Club commands together: Since each line in dockerfile is committed as a separate layer in the final docker image, it’s better to club multiple commands together. For example:

`
RUN apt-get update -y \&& rm /bin/sh && ln -s /bin/bash /bin/sh \&& apt-get install wget curl -y \&& curl -L https://toolbelt.treasuredata.com/sh/install-ubuntu-trusty-td-agent2.sh | sh
`

How much memory and CPU does my application need?

It’s important to figure out the right set of resources needed by your application. We at UrbanClap have a parallel staging ECS cluster where we first load-test our application with the peak traffic and tune its CPU and memory requirements before launching it on production. Since AWS cloud-watch provides us with historical plots of Utilised memory(CPU)/ Reserved memory(CPU) (image 1.3), one can easily tweak these values with a central configuration file. For this purpose, we keep a configuration file which is used at the time of deployment. A sample configuration file which we use at UrbanClap has been provided here for convenience.

Logging and persistence

Since docker runs its containers as a separate machine, therefore its logs are not visible to the instance running the container. Once a container goes away it also removes all its logs. To solve this, we created mount points from our instance into container before starting one. These logs then gets created on the instance thereby keeping a persistent storage. We further pipeline these logs to our EFK stack and s3 through td-agent clients and crons respectively.

Code revert

When things break it's important to be able to rollback your changes to the previous build as soon as possible.

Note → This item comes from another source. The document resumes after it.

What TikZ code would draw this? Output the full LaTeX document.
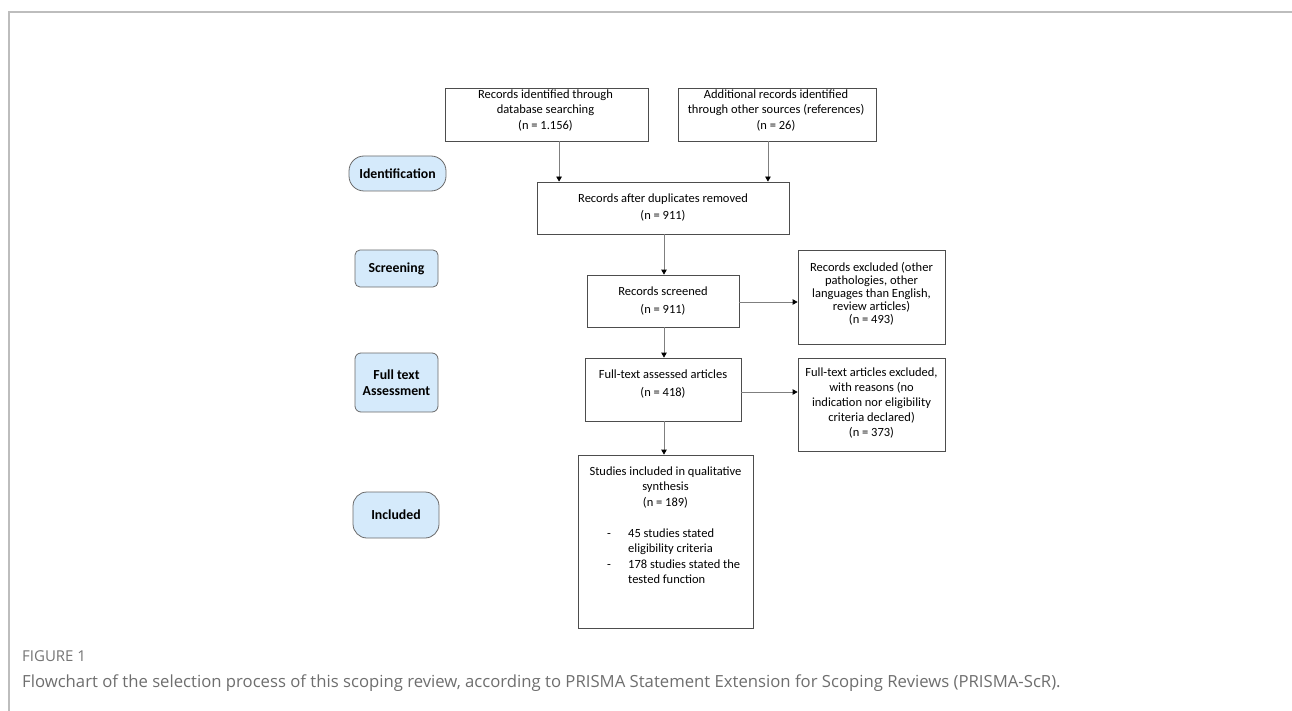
\documentclass[tikz,border=0pt]{standalone}
\usepackage{fontspec}
\setmainfont{Carlito}
\newfontfamily\capfont{Open Sans}
\usetikzlibrary{arrows.meta,calc}
\definecolor{pillblue}{HTML}{D5EAFB}
\definecolor{boxline}{HTML}{4D4D4D}
\definecolor{pillline}{HTML}{6A6A6A}
\definecolor{arrline}{HTML}{7F7F7F}
\definecolor{capgray}{HTML}{6E6E6E}
\definecolor{figgray}{HTML}{747474}
\definecolor{framegray}{HTML}{BDBDBD}
\begin{document}
\begin{tikzpicture}[x=1pt,y=-1pt,
  box/.style={draw=boxline, line width=0.8pt, fill=white, inner sep=0pt},
  txt/.style={align=center, inner sep=0pt, text=black},
  pill/.style={draw=pillline, line width=0.8pt, fill=pillblue, align=center, inner sep=0pt,
     font=\fontsize{13.8}{16}\selectfont\bfseries},
  arr/.style={draw=arrline, line width=0.8pt, -{Triangle[width=5.5pt,length=5pt,color=black,fill=black]}}]
\useasboundingbox (0,0) rectangle (1292,711);
% frame
\draw[framegray, line width=1.2pt] (9,711) -- (9,12) -- (1292,12);

% left stage labels
\node[pill, minimum width=97, minimum height=35, rounded corners=15] (p1) at (397.5,173.5) {Identification};
\node[pill, minimum width=83, minimum height=37, rounded corners=5] (p2) at (396.5,268.5) {Screening};
\node[pill, minimum width=83, minimum height=59, rounded corners=6] (p3) at (396.5,382.5) {Full text\\Assessment};
\node[pill, minimum width=86, minimum height=46, rounded corners=14] (p4) at (396,515) {Included};

% boxes
\node[box, minimum width=203, minimum height=53] (a) at (546.5,114.5) {};
\node[txt, font=\fontsize{12.5}{15.5}\selectfont] (at) at (545.5,110.5) {Records identified through\\database searching\\(n = 1.156)};
\node[box, minimum width=198, minimum height=53] (b) at (777,114.5) {};
\node[txt, font=\fontsize{12.5}{15.5}\selectfont] (bt) at (776,110.5) {Additional records identified\\through other sources (references)\\(n = 26)};
\node[box, minimum width=252, minimum height=52] (c) at (663,208) {};
\node[txt, font=\fontsize{12.5}{17}\selectfont] (ct) at (663,207.5) {Records after duplicates removed\\(n = 911)};
\node[box, minimum width=152, minimum height=52] (d) at (663,301) {};
\node[txt, font=\fontsize{12.5}{18}\selectfont] (dt) at (663,301) {Records screened\\(n = 911)};
\node[box, minimum width=156, minimum height=63] (e) at (663,389.5) {};
\node[txt, font=\fontsize{12.5}{17.7}\selectfont] (et) at (663,384) {Full-text assessed articles\\(n = 418)};
\node[box, minimum width=147, minimum height=94] (x1) at (871.5,297) {};
\node[txt, font=\fontsize{12.5}{13}\selectfont] (x1t) at (871.5,294) {Records excluded (other\\pathologies, other\\languages than English,\\review articles)\\(n = 493)};
\node[box, minimum width=147, minimum height=93] (x2) at (871.5,404.5) {};
\node[txt, font=\fontsize{12.5}{15}\selectfont] (x2t) at (871.5,403) {Full-text articles excluded,\\with reasons (no\\indication nor eligibility\\criteria declared)\\(n = 373)};
\node[box, minimum width=175, minimum height=173] (f) at (665.5,541.5) {};
\node[txt, font=\fontsize{12.5}{15.5}\selectfont] (ft) at (665.5,487.5) {Studies included in qualitative\\synthesis\\(n = 189)};
\begin{scope}[every node/.style={inner sep=0pt, font=\fontsize{12.5}{15.5}\selectfont}]
\node[anchor=base west] (l1) at (628,537) {45 studies stated};
\node[anchor=base west] (l2) at (628,552.5) {eligibility criteria};
\node[anchor=base west] (l3) at (628,568) {178 studies stated the};
\node[anchor=base west] (l4) at (628,583.5) {tested function};
\node[anchor=base] (m1) at (609,537) {-};
\node[anchor=base] (m2) at (609,568) {-};
\end{scope}

% connectors
\coordinate (a1) at ($(a.south west)!0.5616!(a.south east)$);
\coordinate (b1) at ($(b.south west)!0.4545!(b.south east)$);
\draw[arr] (a1) -- (a1 |- c.north);
\draw[arr] (b1) -- (b1 |- c.north);
\coordinate (c1) at ($(c.south)+(1,0)$);
\draw[arr] (c1) -- (c1 |- d.north);
\coordinate (d1) at ($(d.east)+(0,1)$);
\draw[arr] (d1) -- (d1 -| x1.west);
\coordinate (d2) at ($(d.south)+(1,0)$);
\draw[arr] (d2) -- (d2 |- e.north);
\coordinate (e1) at ($(e.east)+(0,2.5)$);
\draw[arr] (e1) -- (e1 -| x2.west);
\coordinate (e2) at ($(e.south)+(1,0)$);
\draw[arr] (e2) -- (e2 |- f.north);

% caption
\node[anchor=base west, inner sep=0pt, text=figgray, font=\capfont\fontsize{15}{17}\selectfont] (fig) at (22,661) {FIGURE 1};
\node[anchor=base west, inner sep=0pt, text=capgray, font=\capfont\fontsize{16.7}{19}\selectfont] (cap) at (22,687) {Flowchart of the selection process of this scoping review, according to PRISMA Statement Extension for Scoping Reviews (PRISMA-ScR).};
\end{tikzpicture}
\end{document}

Under the new architecture, every deployment for a service releases a new version of task definition which has a new docker image linked to it. With a single click in ECS management console we can revert back to a previous version of task definition. New docker containers get launched and old ones are terminated automatically.

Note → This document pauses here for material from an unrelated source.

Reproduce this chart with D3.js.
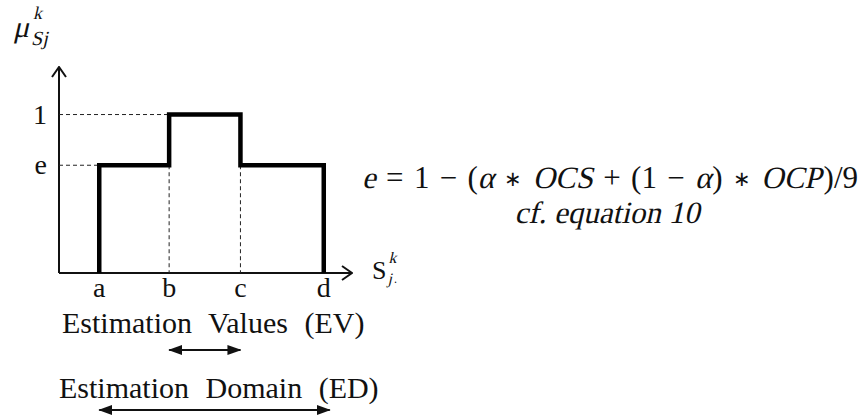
<!DOCTYPE html>
<html>
<head>
<meta charset="utf-8">
<script src="https://cdn.jsdelivr.net/npm/d3@7"></script>
<style>
  body { margin: 0; background: #fff; }
  text { font-family: "Liberation Serif", "Times New Roman", serif; fill: #111; }
</style>
</head>
<body>
<div id="chart"></div>
<script>
// Breakpoints on the S axis and the membership levels between them
const tickLabels = ['a', 'b', 'c', 'd'];
const breakpoints = [0.57, 1.56, 2.57, 3.75];
const eLevel = 0.68;
const levels = [eLevel, 1, eLevel];
const yTickLabels = ['e', '1'];
const yTickValues = [eLevel, 1];

const width = 864, height = 420;

const svg = d3.select('#chart')
  .append('svg')
  .attr('width', width)
  .attr('height', height);

// Scales
const x = d3.scaleLinear().domain([0, 4.15]).range([59, 352]);
const y = d3.scaleLinear().domain([0, 1.3]).range([273, 67]);

// no serif italic installed, so italics are slanted by hand
const SLANT = -13;

// lays out a run of text pieces one after another, returns the width
function richText(parent, x0, y0, size, parts, gapSize) {
  let cx = x0;
  parts.forEach(p => {
    const fs = p.size || size;
    const by = y0 + (p.dy || 0);
    const px = cx + (p.dx || 0);
    const t = parent.append('text')
      .style('font-size', fs + 'px')
      .text(p.t);
    if (p.it) t.attr('transform', `translate(${px},${by}) skewX(${SLANT})`);
    else t.attr('x', px).attr('y', by);
    const w = t.node().getComputedTextLength();
    const gap = p.gap === 'G' ? (gapSize || 0) : (p.gap || 0);
    if (!p.stay) cx = px + w + gap;
  });
  return cx - x0;
}

// Arrow markers
const defs = svg.append('defs');
defs.append('marker')
  .attr('id', 'open')
  .attr('viewBox', '0 0 12 16')
  .attr('refX', 11).attr('refY', 8)
  .attr('markerWidth', 12).attr('markerHeight', 16)
  .attr('markerUnits', 'userSpaceOnUse')
  .attr('orient', 'auto')
  .append('path')
  .attr('d', 'M1,1 L11,8 L1,15')
  .attr('fill', 'none')
  .attr('stroke', '#111')
  .attr('stroke-width', 2);

defs.append('marker')
  .attr('id', 'solid')
  .attr('viewBox', '0 0 14 10')
  .attr('refX', 13).attr('refY', 5)
  .attr('markerWidth', 14).attr('markerHeight', 10)
  .attr('markerUnits', 'userSpaceOnUse')
  .attr('orient', 'auto-start-reverse')
  .append('path')
  .attr('d', 'M0,0 L14,5 L0,10 Z')
  .attr('fill', '#111');

// Axes
svg.append('line')
  .attr('x1', x(0)).attr('y1', y(0))
  .attr('x2', x(0)).attr('y2', y(1.3))
  .attr('stroke', '#111').attr('stroke-width', 2)
  .attr('marker-end', 'url(#open)');

svg.append('line')
  .attr('x1', x(0)).attr('y1', y(0))
  .attr('x2', x(4.15)).attr('y2', y(0))
  .attr('stroke', '#111').attr('stroke-width', 2)
  .attr('marker-end', 'url(#open)');

// Dashed guide lines
function dashed(x1, y1, x2, y2) {
  svg.append('line')
    .attr('x1', x1).attr('y1', y1).attr('x2', x2).attr('y2', y2)
    .attr('stroke', '#222')
    .attr('stroke-width', 1)
    .attr('stroke-dasharray', '4,3');
}
dashed(x(0), y(1), x(breakpoints[1]), y(1));
dashed(x(0), y(eLevel), x(breakpoints[0]), y(eLevel));
dashed(x(breakpoints[1]), y(eLevel), x(breakpoints[1]), y(0));
dashed(x(breakpoints[2]), y(eLevel), x(breakpoints[2]), y(0));

// Step membership function
const pts = [[breakpoints[0], 0]];
levels.forEach((lv, i) => {
  pts.push([breakpoints[i], lv]);
  pts.push([breakpoints[i + 1], lv]);
});
pts.push([breakpoints[breakpoints.length - 1], 0]);

svg.append('path')
  .attr('d', d3.line().x(d => x(d[0])).y(d => y(d[1]))(pts))
  .attr('fill', 'none')
  .attr('stroke', '#000')
  .attr('stroke-width', 4.5)
  .attr('stroke-linejoin', 'miter');

// Tick labels
svg.selectAll('.xt')
  .data(tickLabels)
  .join('text')
  .attr('class', 'xt')
  .attr('x', (d, i) => x(breakpoints[i]))
  .attr('y', 297)
  .attr('text-anchor', 'middle')
  .style('font-size', '28px')
  .text(d => d);

svg.selectAll('.yt')
  .data(yTickLabels)
  .join('text')
  .attr('class', 'yt')
  .attr('x', 47)
  .attr('y', (d, i) => y(yTickValues[i]) + 9)
  .attr('text-anchor', 'end')
  .style('font-size', '28px')
  .text(d => d);

// Axis titles
richText(svg, 13, 37, 30, [
  { t: 'μ', it: true, gap: 2 },
  { t: 'k', it: true, size: 18, dy: -18, dx: 2, stay: true },
  { t: 'S', it: true, size: 20, dy: 8 },
  { t: 'j', it: true, size: 20, dy: 8 }
]);

richText(svg, 372, 279, 26, [
  { t: 'S', gap: 2 },
  { t: 'k', it: true, size: 16, dy: -16, stay: true },
  { t: 'j', it: true, size: 16, dy: 5, dx: -1 },
  { t: '.', size: 12, dy: 4, dx: 2 }
]);

// Bottom annotations
svg.append('text')
  .attr('x', 62).attr('y', 333)
  .style('font-size', '30px')
  .style('word-spacing', '9px')
  .text('Estimation Values (EV)');

svg.append('line')
  .attr('x1', x(breakpoints[1])).attr('y1', 350)
  .attr('x2', x(breakpoints[2])).attr('y2', 350)
  .attr('stroke', '#111').attr('stroke-width', 2)
  .attr('marker-start', 'url(#solid)')
  .attr('marker-end', 'url(#solid)');

svg.append('text')
  .attr('x', 59).attr('y', 398)
  .style('font-size', '30px')
  .style('word-spacing', '9px')
  .text('Estimation Domain (ED)');

svg.append('line')
  .attr('x1', x(breakpoints[0])).attr('y1', 410)
  .attr('x2', x(breakpoints[3]) + 6).attr('y2', 410)
  .attr('stroke', '#111').attr('stroke-width', 2)
  .attr('marker-start', 'url(#solid)')
  .attr('marker-end', 'url(#solid)');

// Equation, spread so that it spans the same width as in the figure
const eqParts = [
  { t: 'e', it: true, gap: 'G' },
  { t: '=', gap: 'G' },
  { t: '1', gap: 'G' },
  { t: '−', gap: 'G' },
  { t: '(' },
  { t: 'α', it: true, gap: 'G' },
  { t: '∗', gap: 'G', size: 21, dy: -2 },
  { t: 'OCS', it: true, gap: 'G' },
  { t: '+', gap: 'G' },
  { t: '(1', gap: 'G' },
  { t: '−', gap: 'G' },
  { t: 'α', it: true, gap: 1 },
  { t: ')', gap: 'G' },
  { t: '∗', gap: 'G', size: 21, dy: -2 },
  { t: 'OCP', it: true, gap: 2 },
  { t: ')/9' }
];
const eqLeft = 362, eqRight = 858, eqSize = 31;
const probe = svg.append('g');
const bare = richText(probe, 0, 0, eqSize, eqParts, 0);
probe.remove();
const nGaps = eqParts.filter(p => p.gap === 'G').length;
richText(svg, eqLeft, 188, eqSize, eqParts, (eqRight - eqLeft - bare) / nGaps);

svg.append('text')
  .attr('transform', `translate(607,223) skewX(${SLANT})`)
  .attr('text-anchor', 'middle')
  .style('font-size', '31px')
  .text('cf. equation 10');
</script>
</body>
</html>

Apart from removing the complexity in architecture, docker has also helped us in other ways:

Uniform build and deployment process across services and across environments(dev, stage, prod).
Isolation of applications: Each container has its own resource isolated from other containers. For example, one version of node can be used by one application and other for other application on the same instance.
No more AMI changes: Developers can install their required packages on their own and give a final docker image for deployment.
With a couple of docker build and run commands anyone(QA, product, Devs) having a docker image can bring the service up and running regardless of OS/platform they use.
One time logging and alerting at instance level.
Version control of docker images and easy rollback.

Bottomline

Docker comes with a lot more benefits than shared in this article. It helps us achieve a faster development, application isolation and consistency among service deployments, therefore leading to a much better devOps experience.

It has now become easier to support greater number of developers and application scale with minimum dependency on platform/DevOps.

With all these architectural changes and its benefits, we feel more bullish on separating out our core services and getting them deployed as docker containers.